Task goal - Where a line in the listing below contains the word "this", copy that line.

Stored data -
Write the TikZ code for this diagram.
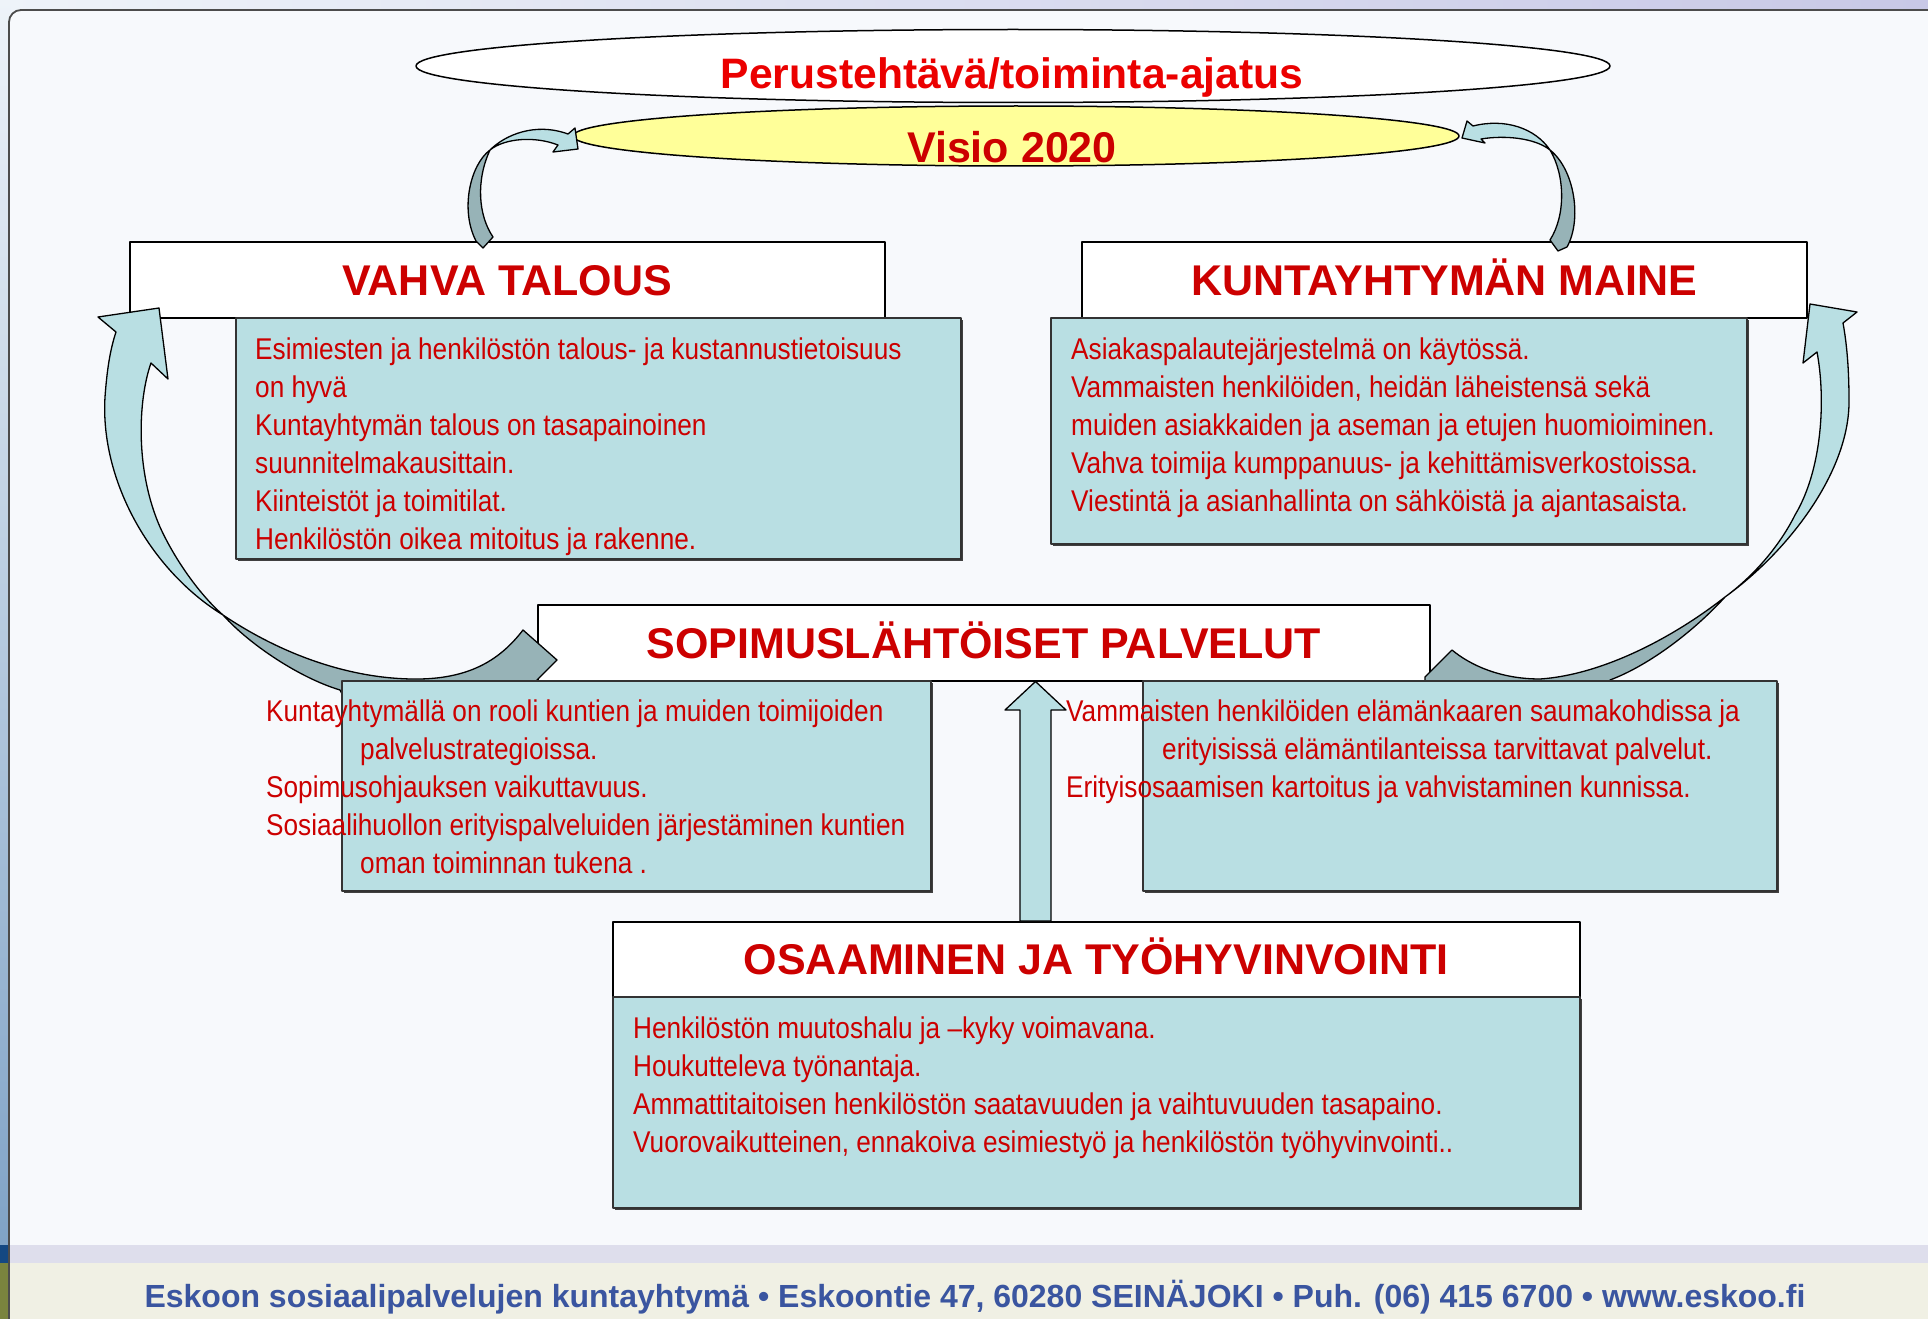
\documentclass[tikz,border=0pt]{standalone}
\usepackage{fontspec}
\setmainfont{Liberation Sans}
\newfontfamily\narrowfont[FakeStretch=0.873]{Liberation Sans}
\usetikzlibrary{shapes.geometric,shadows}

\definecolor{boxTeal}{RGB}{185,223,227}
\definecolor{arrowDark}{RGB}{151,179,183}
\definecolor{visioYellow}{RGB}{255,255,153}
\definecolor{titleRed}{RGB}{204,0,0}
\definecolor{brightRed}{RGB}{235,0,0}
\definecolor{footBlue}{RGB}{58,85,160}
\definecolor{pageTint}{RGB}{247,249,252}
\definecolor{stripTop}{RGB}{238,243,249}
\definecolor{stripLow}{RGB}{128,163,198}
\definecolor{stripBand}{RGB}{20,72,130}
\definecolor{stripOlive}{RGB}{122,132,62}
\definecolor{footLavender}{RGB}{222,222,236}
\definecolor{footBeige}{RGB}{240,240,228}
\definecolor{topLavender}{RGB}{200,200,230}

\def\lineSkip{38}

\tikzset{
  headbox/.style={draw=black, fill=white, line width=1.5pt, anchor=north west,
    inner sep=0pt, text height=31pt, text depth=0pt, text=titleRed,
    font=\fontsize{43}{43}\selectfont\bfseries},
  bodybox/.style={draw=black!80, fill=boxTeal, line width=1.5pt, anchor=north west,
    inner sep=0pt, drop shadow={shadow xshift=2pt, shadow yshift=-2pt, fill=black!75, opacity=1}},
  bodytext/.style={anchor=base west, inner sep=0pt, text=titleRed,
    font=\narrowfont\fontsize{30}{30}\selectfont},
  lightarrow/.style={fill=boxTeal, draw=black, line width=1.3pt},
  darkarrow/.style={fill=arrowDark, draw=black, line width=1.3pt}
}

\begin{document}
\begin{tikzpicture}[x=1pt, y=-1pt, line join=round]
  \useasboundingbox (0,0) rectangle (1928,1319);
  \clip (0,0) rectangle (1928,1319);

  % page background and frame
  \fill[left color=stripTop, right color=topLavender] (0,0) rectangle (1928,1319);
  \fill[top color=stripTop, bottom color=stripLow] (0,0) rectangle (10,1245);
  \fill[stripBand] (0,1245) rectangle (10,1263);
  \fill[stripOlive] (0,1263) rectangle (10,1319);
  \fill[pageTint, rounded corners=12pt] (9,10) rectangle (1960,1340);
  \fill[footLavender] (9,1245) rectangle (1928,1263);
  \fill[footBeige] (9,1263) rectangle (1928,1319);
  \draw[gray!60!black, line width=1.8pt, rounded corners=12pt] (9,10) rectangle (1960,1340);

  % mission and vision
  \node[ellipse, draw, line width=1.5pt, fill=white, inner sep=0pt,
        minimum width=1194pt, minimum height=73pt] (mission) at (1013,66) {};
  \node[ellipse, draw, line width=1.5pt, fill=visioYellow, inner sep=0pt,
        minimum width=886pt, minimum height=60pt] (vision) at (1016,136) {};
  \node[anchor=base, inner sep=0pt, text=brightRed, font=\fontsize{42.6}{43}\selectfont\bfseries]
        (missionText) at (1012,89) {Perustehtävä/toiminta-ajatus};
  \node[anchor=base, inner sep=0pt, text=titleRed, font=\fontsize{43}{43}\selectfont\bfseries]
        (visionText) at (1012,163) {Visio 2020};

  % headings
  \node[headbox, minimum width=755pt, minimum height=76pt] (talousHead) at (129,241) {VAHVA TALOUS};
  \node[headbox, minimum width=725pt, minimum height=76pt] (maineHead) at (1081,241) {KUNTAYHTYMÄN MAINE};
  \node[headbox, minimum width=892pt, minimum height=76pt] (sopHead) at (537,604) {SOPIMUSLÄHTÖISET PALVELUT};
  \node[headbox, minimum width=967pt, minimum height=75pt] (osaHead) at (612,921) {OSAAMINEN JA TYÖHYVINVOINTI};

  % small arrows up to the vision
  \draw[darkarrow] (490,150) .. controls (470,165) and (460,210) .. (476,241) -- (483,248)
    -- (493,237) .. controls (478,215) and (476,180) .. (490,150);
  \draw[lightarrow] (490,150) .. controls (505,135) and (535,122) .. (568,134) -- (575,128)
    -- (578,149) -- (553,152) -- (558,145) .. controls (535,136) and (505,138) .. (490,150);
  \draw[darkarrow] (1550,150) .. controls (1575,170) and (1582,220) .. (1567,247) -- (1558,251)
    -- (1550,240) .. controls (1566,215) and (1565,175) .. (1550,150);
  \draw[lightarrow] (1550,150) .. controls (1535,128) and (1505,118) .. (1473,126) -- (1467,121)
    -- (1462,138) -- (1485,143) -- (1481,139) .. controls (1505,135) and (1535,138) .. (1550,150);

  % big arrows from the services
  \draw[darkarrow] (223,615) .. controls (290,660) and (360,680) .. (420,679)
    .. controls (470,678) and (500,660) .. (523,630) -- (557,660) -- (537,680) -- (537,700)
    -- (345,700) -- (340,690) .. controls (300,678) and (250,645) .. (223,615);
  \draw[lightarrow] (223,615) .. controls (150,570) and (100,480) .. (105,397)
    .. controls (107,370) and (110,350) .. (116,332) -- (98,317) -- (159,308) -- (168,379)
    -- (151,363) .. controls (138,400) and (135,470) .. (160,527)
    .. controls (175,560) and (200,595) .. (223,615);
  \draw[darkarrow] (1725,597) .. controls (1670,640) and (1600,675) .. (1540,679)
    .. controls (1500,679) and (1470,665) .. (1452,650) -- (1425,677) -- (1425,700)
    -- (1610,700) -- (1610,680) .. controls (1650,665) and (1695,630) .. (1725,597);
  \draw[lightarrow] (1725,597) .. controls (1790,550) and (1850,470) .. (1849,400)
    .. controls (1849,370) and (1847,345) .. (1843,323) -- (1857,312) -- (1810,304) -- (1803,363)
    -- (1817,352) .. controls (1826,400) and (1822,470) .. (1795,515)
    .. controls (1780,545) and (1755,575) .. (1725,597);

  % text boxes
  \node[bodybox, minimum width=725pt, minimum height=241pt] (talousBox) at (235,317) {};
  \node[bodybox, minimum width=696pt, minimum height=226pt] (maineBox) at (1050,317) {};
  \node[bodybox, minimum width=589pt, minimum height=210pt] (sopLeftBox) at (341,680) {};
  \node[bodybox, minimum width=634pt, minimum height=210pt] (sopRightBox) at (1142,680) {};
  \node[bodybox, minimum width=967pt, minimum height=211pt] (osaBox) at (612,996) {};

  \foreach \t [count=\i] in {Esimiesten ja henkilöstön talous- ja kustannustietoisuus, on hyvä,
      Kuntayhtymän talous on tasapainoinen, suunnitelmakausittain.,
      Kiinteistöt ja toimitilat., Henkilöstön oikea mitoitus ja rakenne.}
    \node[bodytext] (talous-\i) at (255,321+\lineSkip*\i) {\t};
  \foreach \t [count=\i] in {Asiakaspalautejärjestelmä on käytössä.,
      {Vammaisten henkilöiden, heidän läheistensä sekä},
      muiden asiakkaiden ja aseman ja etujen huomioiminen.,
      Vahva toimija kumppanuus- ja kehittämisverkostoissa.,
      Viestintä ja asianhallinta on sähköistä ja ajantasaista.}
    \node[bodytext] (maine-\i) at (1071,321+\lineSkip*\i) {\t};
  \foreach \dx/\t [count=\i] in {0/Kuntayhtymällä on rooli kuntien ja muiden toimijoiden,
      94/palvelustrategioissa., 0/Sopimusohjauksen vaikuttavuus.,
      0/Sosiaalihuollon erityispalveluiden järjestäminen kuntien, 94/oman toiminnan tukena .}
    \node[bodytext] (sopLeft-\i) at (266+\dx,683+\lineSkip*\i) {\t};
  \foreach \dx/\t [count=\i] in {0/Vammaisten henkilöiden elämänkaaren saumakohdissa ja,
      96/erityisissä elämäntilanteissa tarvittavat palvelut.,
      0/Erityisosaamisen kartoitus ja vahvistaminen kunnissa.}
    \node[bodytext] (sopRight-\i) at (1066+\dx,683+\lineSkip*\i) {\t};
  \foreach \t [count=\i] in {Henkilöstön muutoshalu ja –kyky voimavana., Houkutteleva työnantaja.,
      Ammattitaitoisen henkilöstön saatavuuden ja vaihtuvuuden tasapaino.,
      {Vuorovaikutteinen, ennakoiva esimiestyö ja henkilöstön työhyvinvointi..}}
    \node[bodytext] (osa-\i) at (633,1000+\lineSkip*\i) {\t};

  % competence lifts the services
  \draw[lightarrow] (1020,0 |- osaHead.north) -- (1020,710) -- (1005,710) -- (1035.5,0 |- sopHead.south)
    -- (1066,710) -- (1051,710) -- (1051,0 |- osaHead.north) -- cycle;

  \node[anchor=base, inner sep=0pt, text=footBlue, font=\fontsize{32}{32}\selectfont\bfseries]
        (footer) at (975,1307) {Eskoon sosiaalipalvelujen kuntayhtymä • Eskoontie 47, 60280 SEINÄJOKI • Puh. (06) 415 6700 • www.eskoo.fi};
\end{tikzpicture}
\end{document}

--

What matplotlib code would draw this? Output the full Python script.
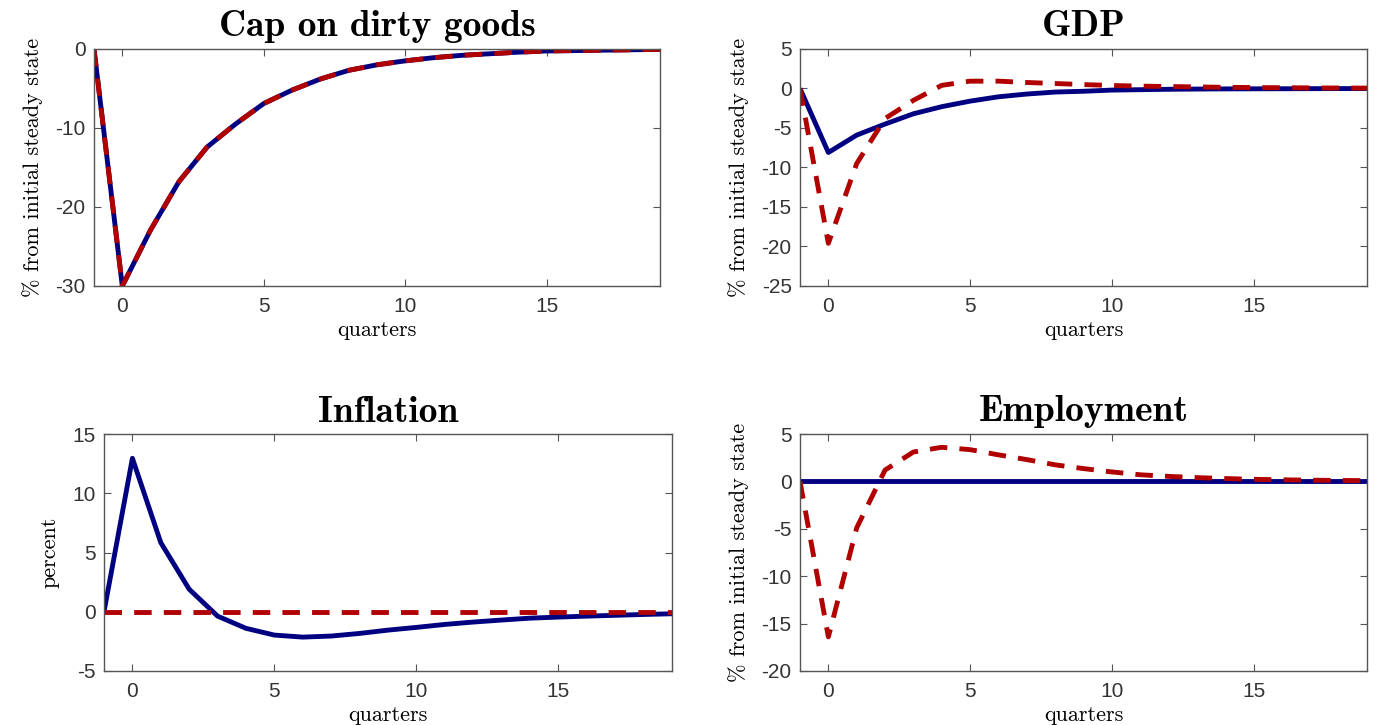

==

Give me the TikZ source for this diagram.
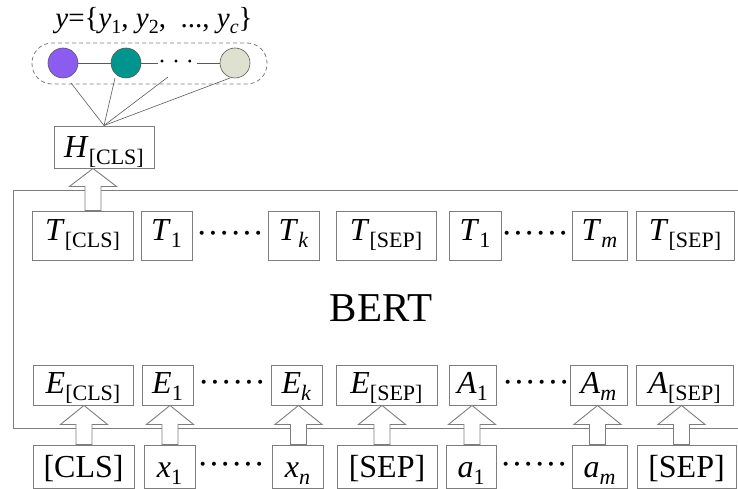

Full output -
Write the TikZ code for this diagram.
What matplotlib code would draw this? Output the full Python script.
Give me the TikZ source for this diagram.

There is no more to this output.